Journalistic Bias and TortureA few days ago I had an interview for a position that involves teaching journalism, in the course of which my interviewers asked me whether I believe that the media is biased. I, of course, replied that although I respect the media's [overall] attempts to be objective, human beings cannot escape the bias of their respective cultures. Naturally I had failed to consider the fact that I was being interviewed by journalists, who do believe that the media can be unbiased (they are, after all, trained to be unbiased!), and they pointed out that this is a position shared by most of their undergrads. What I should have mentioned, of course, is that my view is not the "anything goes" type of relativism we find in so many undergrads, but more like the hermeneutic view, namely: that we cannot even understand the world without certain prejudices, so that "objective" reporting is only an ideal.
Here is something along the lines of an example, found in an AP
article:
the Justice Department issued several memos from its Office of Legal Counsel that justified using the interrogation tactics, including ones that critics call torture.
It is specifically that last part I want to point to. On the one hand, it seeks to be unbiased: since there is controversy over whether or not waterboarding (one of the interrogation tacts in question, as the article mentions), the unbiased reporter, one might think, should mention only that
critics call such tactics torture, not that they really
are torture. But this is obviously not unbiased, because one could say the exact opposite, and have it look equally unbiased, namely:
the Justice Department issued several memos from its Office of Legal Counsel that justified using the interrogation techniques that constitute torture, though administration officials deny this.
We would get the same appearance of objectivity, but what would be different would be the framing effect: in this second case, the reader is naturally drawn to think of waterboarding as torture, and to make a prima facie supposition that the administration is doing something shady by denying that fact. One might say: But that's exactly what would make such wording biased! Well, sure, but it also brings out exactly why the wording in the first version is biased: The wording naturally leads the reader to think that waterboarding is
just an "interrogation tactic," and there are certain naysayers who, because they are critics, insist on calling it "torture."
If the wording leads one naturally to that reading, then, it is biased by virtue of its framing of the issue. After all, it isn't like there are these critics out there who, because they are critics, insist on slandering the perfectly acceptable practice of waterboarding. Rather, they are critics precisely
because waterboarding is torture. Obviously one could rephrase this and say, instead, that "they are critics because they
believe that waterboarding is torture." But if you phrase it in this way, you've taken a stance, because you are now suggesting once again that whether or not waterboarding is torture is a completely subjective claim, one about which different people have different beliefs, so that there can be nothing prima facie objectionable about defending it.

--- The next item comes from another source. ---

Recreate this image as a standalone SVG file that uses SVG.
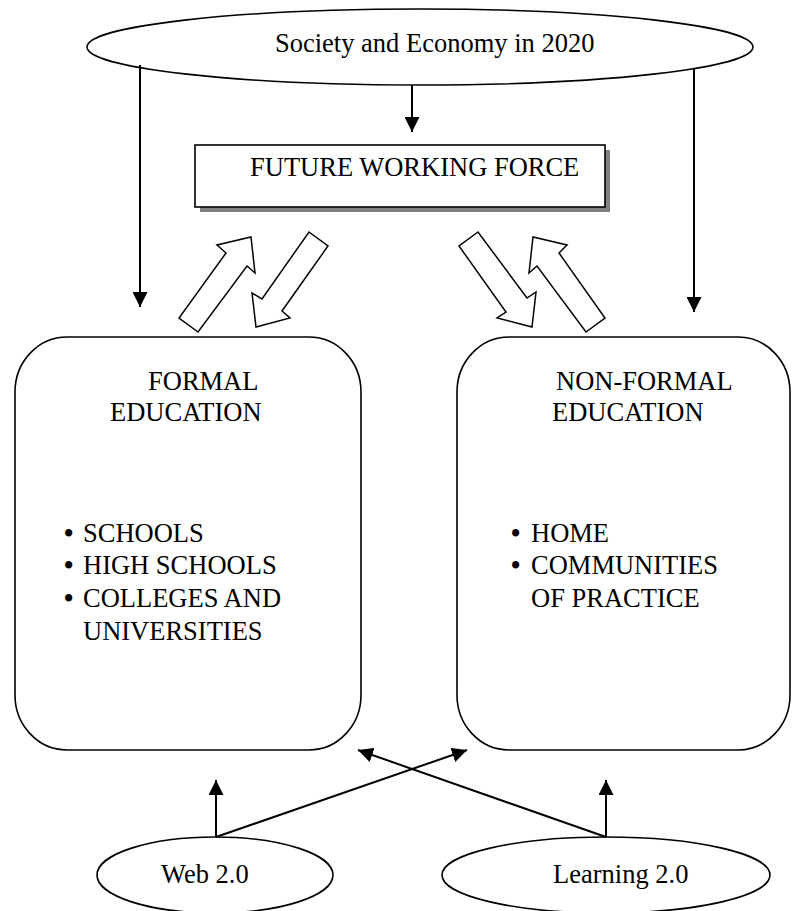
<svg xmlns="http://www.w3.org/2000/svg" width="792" height="911" viewBox="0 0 792 911">
<style>
text{font-family:"Liberation Serif","Times New Roman",serif;font-size:26.5px;fill:#000}
.b{font-weight:bold}
.shape{fill:#fff;stroke:#000;stroke-width:1.6}
.hollow{fill:#fff;stroke:#000;stroke-width:1.5;stroke-linejoin:miter}
.line{stroke:#000;stroke-width:2;fill:none}
</style>
<defs>
<marker id="ah" viewBox="0 0 10 10" refX="10" refY="5" markerWidth="7.5" markerHeight="7.5" markerUnits="strokeWidth" orient="auto">
<path d="M0,0 L10,5 L0,10 Z" fill="#000"/>
</marker>
</defs>
<rect width="792" height="911" fill="#fff"/>
<g id="society">
<ellipse class="shape" cx="420" cy="47" rx="333" ry="38"/>
<text x="275" y="52">Society and Economy in 2020</text>
</g>
<g id="future-working-force">
<rect x="200" y="150" width="410" height="62" fill="#808080"/>
<rect class="shape" x="195" y="145" width="410" height="62"/>
<text x="250" y="176">FUTURE WORKING FORCE</text>
</g>
<g id="formal-education">
<rect class="shape" x="15" y="337" width="346" height="413" rx="52" ry="55"/>
<text x="148" y="390">FORMAL</text>
<text x="110" y="421">EDUCATION</text>
<text x="64" y="542"><tspan class="b">•</tspan><tspan x="83">SCHOOLS</tspan></text>
<text x="64" y="574"><tspan class="b">•</tspan><tspan x="83">HIGH SCHOOLS</tspan></text>
<text x="64" y="607"><tspan class="b">•</tspan><tspan x="83">COLLEGES AND</tspan></text>
<text x="83" y="640">UNIVERSITIES</text>
</g>
<g id="non-formal-education">
<rect class="shape" x="457" y="337" width="333" height="413" rx="52" ry="55"/>
<text x="556" y="390">NON-FORMAL</text>
<text x="552" y="421">EDUCATION</text>
<text x="511" y="542"><tspan class="b">•</tspan><tspan x="531">HOME</tspan></text>
<text x="511" y="574"><tspan class="b">•</tspan><tspan x="531">COMMUNITIES</tspan></text>
<text x="531" y="607">OF PRACTICE</text>
</g>
<g id="web20">
<ellipse class="shape" cx="215" cy="875" rx="118" ry="38"/>
<text x="161" y="883">Web 2.0</text>
</g>
<g id="learning20">
<ellipse class="shape" cx="606" cy="875" rx="164" ry="38"/>
<text x="553" y="883">Learning 2.0</text>
</g>
<g id="connectors">
<line class="line" x1="140" y1="65" x2="140" y2="307" marker-end="url(#ah)"/>
<line class="line" x1="694" y1="68" x2="694" y2="312" marker-end="url(#ah)"/>
<line class="line" x1="412" y1="85" x2="412" y2="132" marker-end="url(#ah)"/>
<line class="line" x1="216" y1="837" x2="216" y2="780" marker-end="url(#ah)"/>
<line class="line" x1="606" y1="837" x2="606" y2="780" marker-end="url(#ah)"/>
<line class="line" x1="216" y1="837" x2="467" y2="750" marker-end="url(#ah)"/>
<line class="line" x1="606" y1="837" x2="358" y2="750" marker-end="url(#ah)"/>
<polygon class="hollow" points="198,332 179,318 226,253 217,245 251,237 255,273 247,266"/>
<polygon class="hollow" points="309,232 328,246 282,311 290,318 256,327 252,293 262,299"/>
<polygon class="hollow" points="478,232 459,246 506,312 497,318 532,327 536,292 527,298"/>
<polygon class="hollow" points="586,332 605,318 559,253 567,245 533,237 529,273 537,266"/>
</g>
</svg>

My point is not that one of these phrasings is more objective than the other. My point, rather, is obviously that there
is no objective way of making this point. The journalist is forced to take a stand here, and either way she goes will look biased. The journalist who wrote the AP piece has already framed the issue in precisely the terms in which the administration has framed them. So what is the journalist who wants to be unbiased to do? I would think that the less biased way of framing the issue would be the one I have suggested, even though--really because--it goes exactly contrary to the admin's position. Why is this less biased? Because almost nobody with any experience or knowledge of torture, aside from Bush's yes-men, seems to have any doubts about whether waterboarding is torture. So one is less likely to show bias if one takes the view shared by a majority of experts, particularly experts who do not seem to be pushing their own agendas.
There is no real argument about whether or not waterboarding is torture; or, at least, it is no more an argument than the one over whether or not ID is a legitimate scientific theory. The argument, rather, is about whether or not the US should sanction torture. And here there is a fairly unbiased way of putting it:
The administration believes that the interests of national security require that we condone torture carried out in our name. Critics disagree.